Even if you hop in the car and just hit up the Starbucks drive-thru (no shame!), or take a short walk outside your front door, getting outside always helps me refresh my perspective. Going places with two babies is hard. I know. But it’s worth it. Especially while living in a little apartment, where we pretty much live our whole lives in one big room, getting out of here for a bit really helps break up our day- and makes for good afternoon naps. 😉 If we can’t get outside one day, turning on some music and just being ridiculously silly with my kids helps lift everyone’s spirits.
7. Let people help you.
We wouldn’t have been able to survive Samuel’s first couple months without my Mom’s help. Even later on, if someone offers to bring lunch, to babysit while you nap, or to fold your underwear… just let them. When we are out and about, people are almost always willing to help us. They’ll hold the door open, get a basket for us, or take my cart back to the store after I’ve unloaded my groceries. I am not above asking a random stranger for that last one. 😉 Usually this is when I get a lot of the “You’ve sure got your hands full!” comments, but you know, they’re right. Haha. And I appreciate their help!
8. Do what you can while you can.
Especially during the first few months of having two babies, before we settled into a routine, I just realized I had to take my day one task at a time. Sometimes that meant chores had to wait, and sometimes that meant I cleaned the kitchen instead of napping while the babies were down. Finding ways to multitask has helped as well. I have found if I run my dishwasher and washing machine before I go to bed and unload them first thing in the morning, everything might not get perfectly put away all the time, but we will at least have some clean clothes and dishes to choose from. And it makes me feel like I’m being productive in my sleep. 🙂
9. Read your Bible.
Make time. Even 5 minutes. If all you have time for is one verse, read it over and over again until it’s stuck in your head and rooted in your heart. See #1 for an example. 😉 Without a heart and mind set on Jesus, all these things we want to accomplish as mothers simply won’t happen. Jesus himself told us, “I am the vine; you are the branches. Whoever abides in me and I in him, he it is that bears much fruit, for apart from me you can do nothing.”
10. Make friends in the same boat.
Find a MOPS group in your area or introduce yourself to the Mom at the library… Don’t be afraid to feel awkward. The awkwardness will pass! I am so thankful for my dear friend Kayla. (Shout out!) We met in a birthing class when we were both pregnant with our first babies.

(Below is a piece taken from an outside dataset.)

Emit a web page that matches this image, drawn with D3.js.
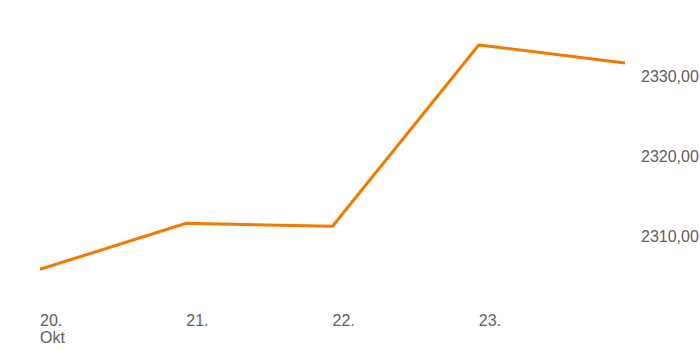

I hardly knew her, but she let me borrow her Dave Ramsey books, made us Valentine’s/anniversary cupcakes and brought them to our apartment, and from there we just kept hanging out. 😉 Now we each have two kids around the same ages, and it is always encouraging to hang out with someone who understands the same weird struggles. Ya know, like, ending bath time completely waterlogged and harried while your newly-clean-and-lavender-scented, butt-naked toddler streaks happily through the house while there’s company over. Normal life things. 😉
So, there you have it. There may be days where you feel forever glued to the house, where the diaper balls scattered around the living room outnumber the hours of sleep you had the night before, or you wonder if you’ll ever wear real pants or make-up ever again. Just know, I am with you.